Using Hypothesis can help you write more comprehensive and robust tests that are less prone to break when your code changes and provides an easy way to debug test failures.
Writing tests with Hypothesis frees you from the tedium of deciding on and writing out specific inputs to test.
The
hypothesis.extra.ghostwriter
module can write your test functions for you! The idea is to provide an easy way to start property-based testing, and a seamless transition to more complex test code - because ghostwritten tests are source code that you could have written for yourself.
For working with web APIs, there's SchemaThesis
, which is built on Hypothesis
.
It generates tests and data based on an OpenAPI or GraphQL specification and can be used as a service without any coding knowledge.
But who is watching the watchmen? How do you know that your tests are actually testing what you think they are, and that 100% test coverage is really enough? Mutmut, a mutation testing tool, can help answer this. It runs all of the tests and then changes something in the code to see if the test breaks. If it passes, that's a surviving mutant, which is a bad thing, meaning the test didn't test for that. However, using Mutmut takes more time than MonkeyType, and the tests can take even longer to run - so you need to be specific about what you want to test.
Upgrades on a regular basis are made easy with PyUpgrade, which ensures your Python syntax is up-to-date. There are also tools for specific frameworks, such as Django-Upgrade and Django-Codemod, which can convert Django from version 1.11 up to 4.0. If you're working with Django, these tools can be helpful in making the necessary changes. Alternatively, you can create your own code modifications tool using LibCST (CST stands for Contract Concrete Syntax Tree)
Sourcery is one of the sponsors at this event and is a great tool for small refactorings. Sonar Cloud is also in the same space and can be found downstairs. For test coverage, Coverage.io is a great software that can highlight pull requests and show what is covered and what is not.
Real refactoring is about creating code that is maintainable, extensible, and modular. It involves finding patterns in the code to avoid repetition. This is done by following certain principles such as the Don't Repeat Yourself (DRY) principle, the SOLID principles (Single Responsibility, Open-Closed, Liskov Substitution, Interface Segregation, Dependency Inversion) and the CUPID principles (from the lightning talk "Why Every Single SOLID Principle is Wrong"). These principles are not laws, but rather guidelines to help create better code.

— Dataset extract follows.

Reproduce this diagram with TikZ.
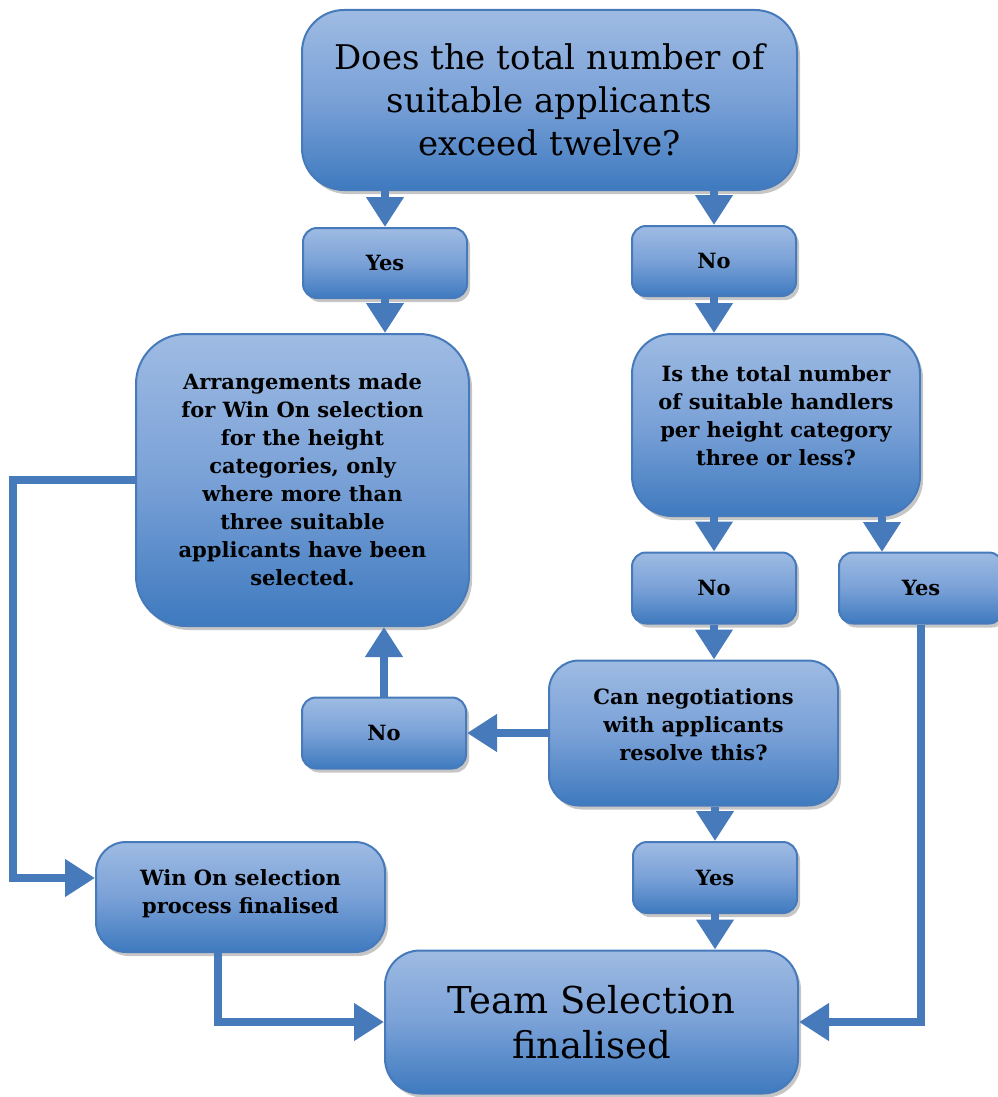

When refactoring code, it is important to remember that "perfect is the opposite of done". Refactoring is an iterative process, and there may be times where code is not perfect, but is still useful and can be improved upon over time. It is important to focus on creating code that is maintainable and extensible, rather than striving for perfection.
In summary, we discussed Hyper Modern Python, why we should strive to make our code as Hyper Modern as possible, and some tips and tricks for modernizing legacy code. We also touched on refactoring in general. Ultimately, the takeaway is that "done is better than perfect" - even for talks! Thank you for listening.
Q: If I have the worst legacy code base you've ever seen, what's one first step I can sell?
A: The first thing I would do is enforce an import order. This is usually a no-brainer and nobody will want to die on that hill or argue too much about it. Additionally, I would introduce a pre-commit hook so any time a change is committed, it will be checked and corrected.